From the gospel of Matthew we learn of them, those we commonly refer to as “The Three Kings.”
But in actuality we don’t know much about them. We don’t know their names, where they come from (the scripture only says “from the east.” East where?), how many they were (we only assume three because three gifts are mentioned), or if they were kings at all (the word “magi,” which is what the scripture calls them, means astrologer, or wise person.)
What we do know about them is the gifts that they brought. In fact the reason why we give gifts to each other began as a way of celebrating Epiphany, and remembering the gifts of the Wise Men. They brought gifts of gold, frankincense, and myrrh.
The gifts themselves give us the truly important message.
Gold was given as tribute to a king.
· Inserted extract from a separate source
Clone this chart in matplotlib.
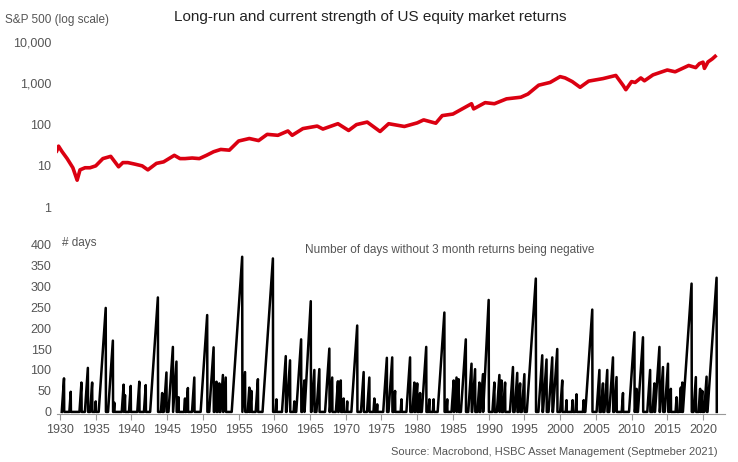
import numpy as np
import matplotlib
matplotlib.use("Agg")
from matplotlib import pyplot as plt
from matplotlib.ticker import FixedLocator, FuncFormatter

# S&P 500 level
spx_year = [1929.0, 1929.5, 1929.8, 1930.3, 1931.0, 1931.8, 1932.4, 1932.8, 1933.5, 1934.2, 1935.0,
            1936.0, 1937.1, 1938.2, 1938.8, 1939.5, 1940.5, 1941.5, 1942.3, 1943.5, 1944.5, 1946.0,
            1946.8, 1947.5, 1948.5, 1949.5, 1950.5, 1951.5, 1952.5, 1953.7, 1955.0, 1956.5, 1957.8,
            1959.0, 1960.5, 1961.9, 1962.5, 1964.0, 1966.0, 1966.8, 1968.9, 1970.4, 1971.5, 1973.0,
            1974.8, 1976.0, 1978.2, 1980.0, 1980.9, 1982.6, 1983.5, 1985.0, 1987.6, 1987.9, 1989.5,
            1990.8, 1992.5, 1994.5, 1995.5, 1997.0, 1998.6, 2000.0, 2000.7, 2001.7, 2002.8, 2004.0,
            2006.0, 2007.8, 2008.8, 2009.2, 2010.0, 2010.5, 2011.3, 2011.8, 2013.0, 2015.0, 2016.1,
            2018.0, 2018.98, 2019.5, 2020.0, 2020.2, 2020.7, 2021.3, 2021.7]
spx_level = [25, 22, 30, 22, 15, 9, 4.5, 8, 9, 9, 10,
             15, 17, 9.5, 12, 12, 11, 10, 8, 11.5, 12.5, 18,
             15, 15, 15.5, 15, 18, 22, 25, 24, 40, 46, 41,
             58, 55, 70, 55, 80, 92, 78, 105, 72, 100, 115,
             68, 105, 90, 110, 130, 108, 165, 180, 320, 240, 340,
             320, 420, 460, 550, 900, 1050, 1450, 1350, 1100, 800, 1130,
             1300, 1550, 900, 700, 1100, 1050, 1350, 1150, 1600, 2100, 1900,
             2700, 2400, 3000, 3250, 2300, 3300, 3900, 4500]

# peaks of the "# days" counter: year of peak and number of days
peak_year = [1930.56, 1931.5, 1933.0, 1933.9, 1934.5, 1935.0, 1936.4, 1937.4, 1937.6, 1938.9, 1939.1,
             1939.9, 1941.1, 1942.0, 1943.7, 1944.3, 1944.9, 1945.8, 1946.3, 1946.6, 1947.5, 1947.9,
             1948.8, 1950.6, 1951.5, 1951.9, 1952.3, 1952.8, 1953.2, 1955.5, 1955.9, 1956.5, 1956.8,
             1957.7, 1959.8, 1960.3, 1961.6, 1962.2, 1962.8, 1963.75, 1964.2, 1965.1, 1965.6, 1966.3,
             1967.7, 1968.1, 1968.9, 1969.3, 1969.7, 1970.2, 1971.6, 1972.5, 1973.3, 1974.0, 1974.4,
             1975.75, 1976.5, 1976.9, 1977.8, 1979.0, 1979.6, 1980.0, 1980.4, 1981.26, 1981.7, 1982.3,
             1983.8, 1984.2, 1985.1, 1985.5, 1985.8, 1986.8, 1987.6, 1988.1, 1988.7, 1989.2, 1990.0,
             1990.8, 1991.5, 1991.8, 1992.3, 1993.4, 1994.0, 1994.4, 1995.0, 1996.6, 1997.5, 1998.1,
             1998.9, 1999.6, 2000.3, 2000.9, 2001.75, 2002.3, 2003.3, 2004.5, 2005.5, 2006.0, 2006.6,
             2007.4, 2007.9, 2008.8, 2010.4, 2010.7, 2011.6, 2012.6, 2013.2, 2013.9, 2014.4, 2015.1,
             2015.5, 2016.3, 2016.9, 2017.1, 2018.4, 2019.0, 2019.6, 2019.9, 2020.5, 2021.9]
peak_days = [80, 48, 70, 105, 70, 25, 248, 170, 22, 65, 40,
             62, 72, 64, 273, 45, 94, 155, 120, 35, 32, 57,
             82, 231, 154, 72, 68, 88, 82, 370, 95, 58, 50,
             78, 366, 30, 133, 123, 25, 173, 75, 264, 100, 102,
             151, 82, 73, 75, 32, 25, 206, 95, 82, 32, 18,
             129, 130, 50, 30, 130, 70, 68, 45, 155, 30, 30,
             237, 30, 75, 82, 78, 173, 115, 102, 70, 90, 267,
             70, 88, 75, 70, 107, 93, 68, 90, 318, 135, 125,
             130, 150, 75, 28, 28, 42, 28, 244, 100, 68, 100,
             130, 83, 45, 190, 55, 178, 100, 68, 155, 107, 115,
             55, 35, 58, 70, 306, 83, 55, 50, 84, 320]

# build sawtooth: counter climbs ~252 trading days per year, resets to 0
xs, ys = [], []
prev_end = 1929.6
for yr, d in zip(peak_year, peak_days):
    start = max(yr - d / 252.0, prev_end)
    xs += [start, yr, yr + 0.03]
    ys += [0, d, 0]
    prev_end = yr + 0.03

W, H = 738, 462
fig = plt.figure(figsize=(W / 100, H / 100), dpi=100)
grey = "#555555"
plt.rcParams["font.family"] = "Liberation Sans"

def frac(left, top, right, bottom):
    return [left / W, 1 - bottom / H, (right - left) / W, (bottom - top) / H]

xlim = (1930 - 3 / 7.144, 2020 + 22 / 7.144)

ax1 = fig.add_axes(frac(57, 35, 725, 215))
ax1.plot(spx_year, spx_level, color="#db0011", lw=2.6)
ax1.set_yscale("log")
ax1.set_ylim(10 ** -0.19, 10 ** 4.17)
ax1.set_xlim(*xlim)
ax1.yaxis.set_major_locator(FixedLocator([1, 10, 100, 1000, 10000]))
ax1.yaxis.set_minor_locator(FixedLocator([]))
ax1.yaxis.set_major_formatter(FuncFormatter(lambda v, p: f"{int(v):,}"))
ax1.tick_params(axis="y", length=0, labelsize=9, colors=grey, pad=4)
ax1.set_xticks([])
for s in ax1.spines.values():
    s.set_visible(False)

ax2 = fig.add_axes(frac(57, 240, 725, 414))
ax2.plot(xs, ys, color="black", lw=1.8)
ax2.set_ylim(-5, 410)
ax2.set_xlim(*xlim)
ax2.set_yticks(range(0, 401, 50))
ax2.set_xticks(range(1930, 2021, 5))
ax2.tick_params(axis="y", length=0, labelsize=9, colors=grey, pad=4)
ax2.tick_params(axis="x", length=4, labelsize=9, colors=grey, color="#999999", direction="out")
for s in ["top", "right", "left"]:
    ax2.spines[s].set_visible(False)
ax2.spines["bottom"].set_color("#999999")
ax2.spines["bottom"].set_position(("data", -5))

fig.text(370 / W, 1 - 17 / H, "Long-run and current strength of US equity market returns",
         ha="center", va="center", fontsize=11, color="#222222")
fig.text(5 / W, 1 - 20 / H, "S&P 500 (log scale)", ha="left", va="center", fontsize=8.5, color=grey)
fig.text(62 / W, 1 - 243 / H, "# days", ha="left", va="center", fontsize=8.5, color=grey)
fig.text(305 / W, 1 - 250 / H, "Number of days without 3 month returns being negative",
         ha="left", va="center", fontsize=8.5, color=grey)
fig.text(718 / W, 1 - 452 / H, "Source: Macrobond, HSBC Asset Management (Septmeber 2021)",
         ha="right", va="center", fontsize=8, color=grey)

fig.savefig("out.png", dpi=100)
When they brought the gift of gold to Jesus they were recognizing him as their king.
Frankincense was the incense that was burned in the worship of a deity. When they brought frankincense to Jesus they were recognizing him as their God.
Myrrh was used in the preparation of a body for burial. This is a strange gift to give a child. But when they gave Jesus myrrh they were recognizing him as their sacrifice.
The Epiphany carol “We Three Kings” teaches us this truth in the stanzas that we sing. The last stanza brings it all together “Glorious now behold him arise; King, and God and Sacrifice.”
The question for us is what gift will we bring the Christ?
Will we simply slip back into old routines and schedules with little thought that the “Light of the World” has come? Will we ignore all that the season of Christmas and the celebration of Epiphany has taught us and shared with us? We profess that we give to Christ our hearts and lives. But it is so much easier said than truly done.
Yet, giving our lives to Christ is the only gift we can give. Some wise folks from the east somewhere could journey following a star to recognize the Christ. Can we recognize him by the way we live each day in this new year? Better question – can others recognize Jesus in our lives?